Entries supplied.
◆ ◆ ◆ ◆

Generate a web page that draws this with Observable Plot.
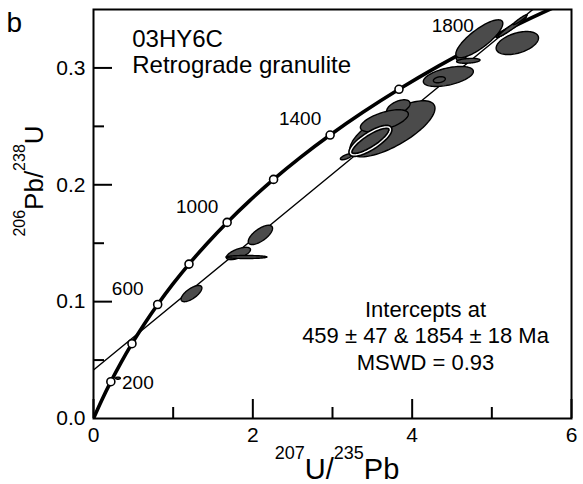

◆ ◆ ◆ ◆

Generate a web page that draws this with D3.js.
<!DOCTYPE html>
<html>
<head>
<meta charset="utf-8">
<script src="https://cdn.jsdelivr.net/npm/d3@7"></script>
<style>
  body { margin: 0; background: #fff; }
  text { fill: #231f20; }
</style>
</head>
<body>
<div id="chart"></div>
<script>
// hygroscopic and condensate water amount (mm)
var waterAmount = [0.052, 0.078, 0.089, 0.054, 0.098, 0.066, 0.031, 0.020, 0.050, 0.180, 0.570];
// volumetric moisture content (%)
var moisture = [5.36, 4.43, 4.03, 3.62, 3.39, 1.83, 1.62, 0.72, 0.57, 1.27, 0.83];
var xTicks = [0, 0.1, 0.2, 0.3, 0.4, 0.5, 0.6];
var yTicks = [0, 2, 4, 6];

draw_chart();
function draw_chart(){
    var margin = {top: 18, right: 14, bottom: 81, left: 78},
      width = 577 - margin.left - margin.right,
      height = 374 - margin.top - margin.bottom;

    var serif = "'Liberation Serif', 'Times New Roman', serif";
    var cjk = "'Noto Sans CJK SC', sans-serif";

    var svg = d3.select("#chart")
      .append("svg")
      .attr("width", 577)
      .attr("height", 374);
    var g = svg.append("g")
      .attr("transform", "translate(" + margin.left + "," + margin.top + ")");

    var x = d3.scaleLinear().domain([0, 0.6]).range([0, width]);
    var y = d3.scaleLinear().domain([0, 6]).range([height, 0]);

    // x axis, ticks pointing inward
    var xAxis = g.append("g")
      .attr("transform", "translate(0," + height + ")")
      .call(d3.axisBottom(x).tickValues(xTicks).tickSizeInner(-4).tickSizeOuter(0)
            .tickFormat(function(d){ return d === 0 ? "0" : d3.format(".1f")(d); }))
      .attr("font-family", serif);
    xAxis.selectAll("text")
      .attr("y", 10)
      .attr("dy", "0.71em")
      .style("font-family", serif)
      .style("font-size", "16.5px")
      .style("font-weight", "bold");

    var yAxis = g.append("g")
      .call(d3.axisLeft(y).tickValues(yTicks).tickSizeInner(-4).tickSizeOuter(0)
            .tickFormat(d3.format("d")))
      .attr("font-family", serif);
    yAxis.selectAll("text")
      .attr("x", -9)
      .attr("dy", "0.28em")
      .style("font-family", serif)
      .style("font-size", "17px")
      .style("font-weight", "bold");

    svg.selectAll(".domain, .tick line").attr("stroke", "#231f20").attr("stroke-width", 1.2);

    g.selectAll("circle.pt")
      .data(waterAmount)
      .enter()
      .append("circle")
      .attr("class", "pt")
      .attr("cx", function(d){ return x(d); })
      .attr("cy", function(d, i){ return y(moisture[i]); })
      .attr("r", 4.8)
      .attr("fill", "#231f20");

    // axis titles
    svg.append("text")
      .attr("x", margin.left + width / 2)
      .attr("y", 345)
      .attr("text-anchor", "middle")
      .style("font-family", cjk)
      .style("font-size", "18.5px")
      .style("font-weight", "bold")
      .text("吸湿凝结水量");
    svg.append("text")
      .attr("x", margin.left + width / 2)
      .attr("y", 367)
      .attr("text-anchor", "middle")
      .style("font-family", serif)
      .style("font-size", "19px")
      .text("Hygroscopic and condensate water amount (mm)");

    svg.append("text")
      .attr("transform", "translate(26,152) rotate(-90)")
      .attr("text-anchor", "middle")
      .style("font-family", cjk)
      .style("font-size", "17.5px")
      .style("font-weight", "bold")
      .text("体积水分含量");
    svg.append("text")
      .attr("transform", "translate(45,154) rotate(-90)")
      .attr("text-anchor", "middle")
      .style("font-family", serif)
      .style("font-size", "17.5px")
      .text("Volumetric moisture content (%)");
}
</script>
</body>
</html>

◆ ◆ ◆ ◆

Given task.
Using the records above, copy each line that contains "page".

Full answer.
Generate a web page that draws this with Observable Plot.
Generate a web page that draws this with D3.js.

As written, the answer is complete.